- [What this task involves] Report how many lines contain "chart"; state the number and nothing else.

- [Data records]
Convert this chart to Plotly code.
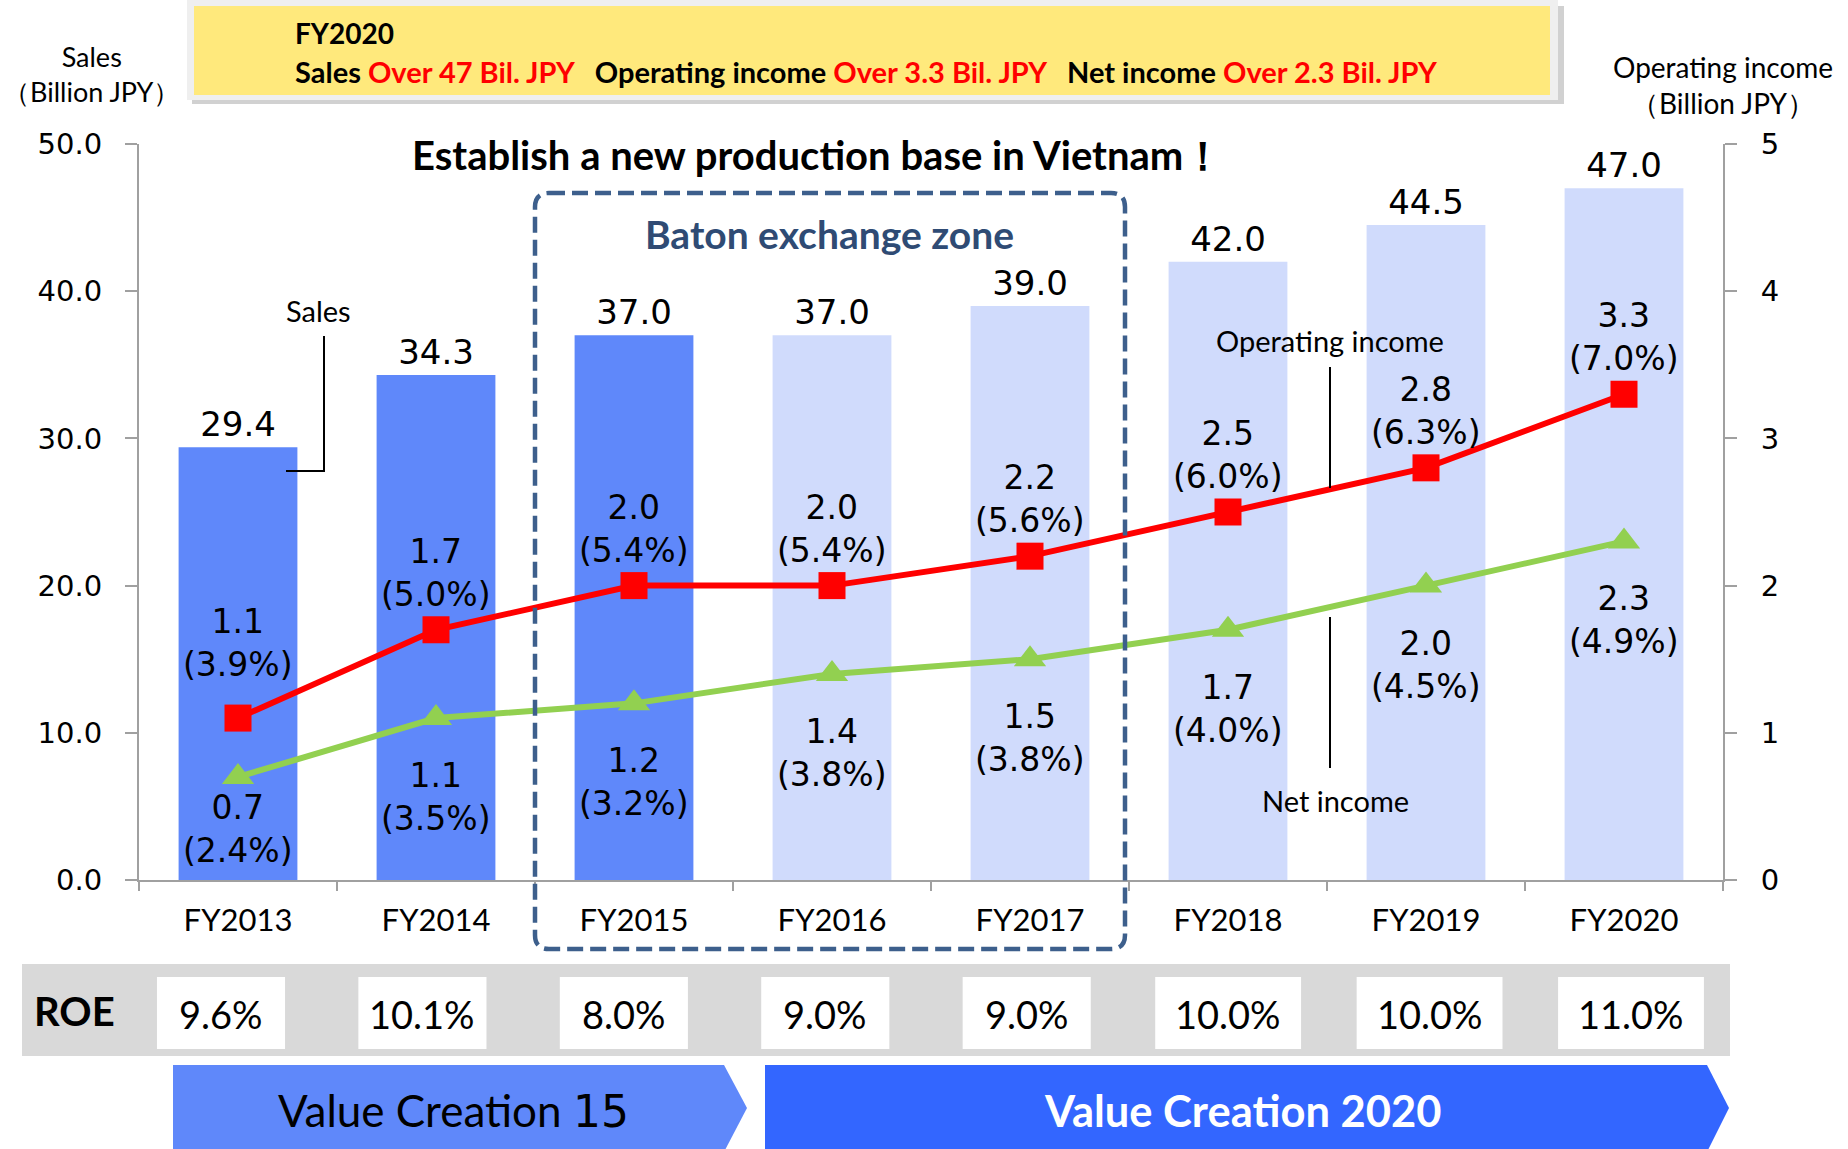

* * *

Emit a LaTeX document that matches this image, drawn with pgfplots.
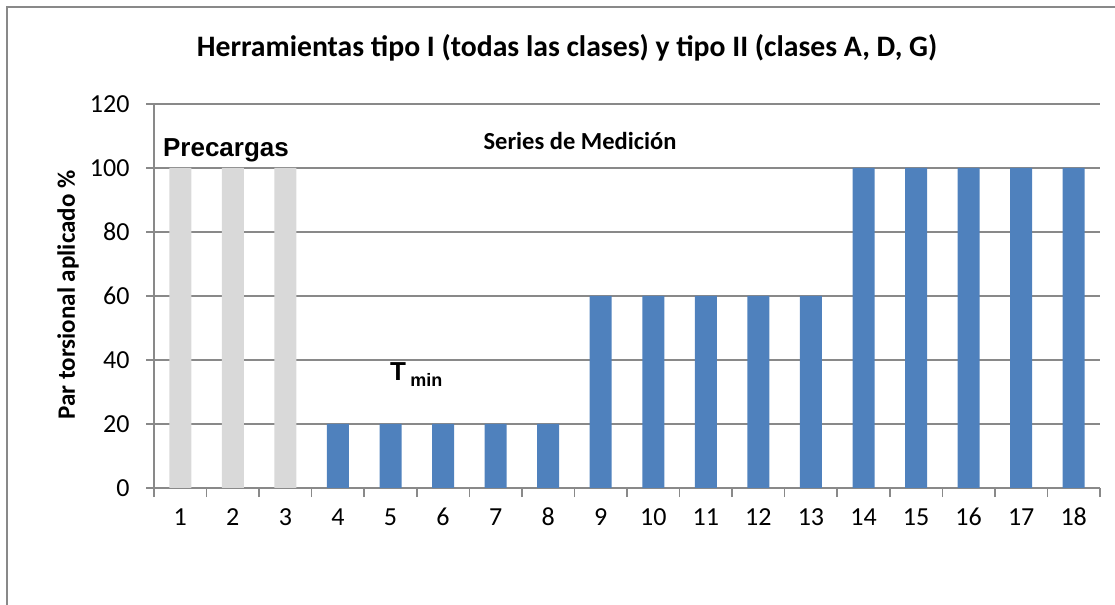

...

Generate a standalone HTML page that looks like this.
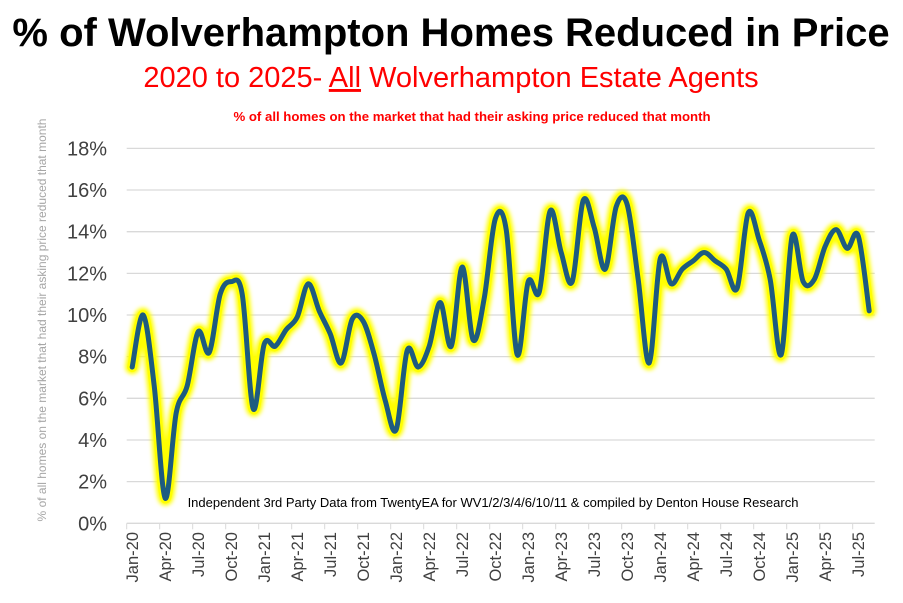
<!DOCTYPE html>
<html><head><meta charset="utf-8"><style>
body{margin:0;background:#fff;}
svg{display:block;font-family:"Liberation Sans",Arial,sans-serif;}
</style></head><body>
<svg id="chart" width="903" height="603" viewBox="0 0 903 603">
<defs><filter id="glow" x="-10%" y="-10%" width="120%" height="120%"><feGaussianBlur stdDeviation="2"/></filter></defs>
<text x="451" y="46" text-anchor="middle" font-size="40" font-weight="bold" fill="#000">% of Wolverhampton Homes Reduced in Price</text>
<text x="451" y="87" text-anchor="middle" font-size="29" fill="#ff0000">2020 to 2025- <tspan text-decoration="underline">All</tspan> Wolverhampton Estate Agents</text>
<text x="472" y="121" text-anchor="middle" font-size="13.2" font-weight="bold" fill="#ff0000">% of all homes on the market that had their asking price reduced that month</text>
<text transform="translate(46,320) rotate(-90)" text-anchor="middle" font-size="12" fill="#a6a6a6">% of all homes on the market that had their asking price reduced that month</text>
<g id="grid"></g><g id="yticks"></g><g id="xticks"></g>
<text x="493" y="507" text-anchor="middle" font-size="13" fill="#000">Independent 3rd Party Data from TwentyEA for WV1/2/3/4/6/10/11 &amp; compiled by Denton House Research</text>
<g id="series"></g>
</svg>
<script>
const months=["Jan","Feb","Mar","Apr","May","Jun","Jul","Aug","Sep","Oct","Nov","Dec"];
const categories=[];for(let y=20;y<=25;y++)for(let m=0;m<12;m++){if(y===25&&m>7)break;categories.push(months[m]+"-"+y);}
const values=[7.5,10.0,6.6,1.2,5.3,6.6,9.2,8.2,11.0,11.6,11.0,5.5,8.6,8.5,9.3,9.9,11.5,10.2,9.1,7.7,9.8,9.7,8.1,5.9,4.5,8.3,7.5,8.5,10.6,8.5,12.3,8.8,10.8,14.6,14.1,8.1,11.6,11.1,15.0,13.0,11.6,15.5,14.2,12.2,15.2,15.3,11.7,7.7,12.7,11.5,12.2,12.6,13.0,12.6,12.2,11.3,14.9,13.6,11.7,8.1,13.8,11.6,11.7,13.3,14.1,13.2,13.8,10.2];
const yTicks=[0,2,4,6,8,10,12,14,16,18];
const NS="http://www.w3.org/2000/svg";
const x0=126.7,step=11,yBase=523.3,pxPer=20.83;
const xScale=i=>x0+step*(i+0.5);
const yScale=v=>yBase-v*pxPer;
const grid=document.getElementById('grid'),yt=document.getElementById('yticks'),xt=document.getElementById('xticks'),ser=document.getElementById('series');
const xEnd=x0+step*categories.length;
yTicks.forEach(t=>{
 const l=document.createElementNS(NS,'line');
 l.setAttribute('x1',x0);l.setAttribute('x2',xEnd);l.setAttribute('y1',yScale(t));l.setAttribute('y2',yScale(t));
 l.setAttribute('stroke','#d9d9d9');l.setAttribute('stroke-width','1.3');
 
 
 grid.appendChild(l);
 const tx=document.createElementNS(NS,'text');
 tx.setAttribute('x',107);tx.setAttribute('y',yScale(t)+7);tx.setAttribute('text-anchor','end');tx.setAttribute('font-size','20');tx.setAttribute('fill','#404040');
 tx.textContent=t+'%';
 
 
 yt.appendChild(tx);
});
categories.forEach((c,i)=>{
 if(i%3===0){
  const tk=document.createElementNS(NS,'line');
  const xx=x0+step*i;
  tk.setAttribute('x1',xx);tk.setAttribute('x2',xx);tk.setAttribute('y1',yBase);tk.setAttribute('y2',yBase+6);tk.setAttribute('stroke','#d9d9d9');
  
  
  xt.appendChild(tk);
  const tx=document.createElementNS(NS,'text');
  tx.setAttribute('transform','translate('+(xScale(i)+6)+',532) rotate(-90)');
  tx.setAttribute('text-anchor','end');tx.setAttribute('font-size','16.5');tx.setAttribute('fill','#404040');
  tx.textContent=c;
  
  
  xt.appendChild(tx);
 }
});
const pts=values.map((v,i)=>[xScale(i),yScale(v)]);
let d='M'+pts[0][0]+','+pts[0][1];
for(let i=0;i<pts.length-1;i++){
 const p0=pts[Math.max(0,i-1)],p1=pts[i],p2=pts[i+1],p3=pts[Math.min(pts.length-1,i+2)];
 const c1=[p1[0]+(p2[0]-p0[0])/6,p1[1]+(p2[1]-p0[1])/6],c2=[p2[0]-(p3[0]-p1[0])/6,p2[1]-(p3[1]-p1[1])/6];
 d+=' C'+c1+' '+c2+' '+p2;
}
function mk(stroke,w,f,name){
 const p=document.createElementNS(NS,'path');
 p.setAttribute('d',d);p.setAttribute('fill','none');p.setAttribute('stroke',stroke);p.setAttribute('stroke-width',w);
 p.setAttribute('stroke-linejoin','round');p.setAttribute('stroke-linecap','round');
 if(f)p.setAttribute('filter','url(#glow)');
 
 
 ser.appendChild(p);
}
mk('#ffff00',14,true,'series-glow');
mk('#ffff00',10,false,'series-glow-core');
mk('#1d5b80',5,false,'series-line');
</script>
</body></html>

- [Response for this exercise] 2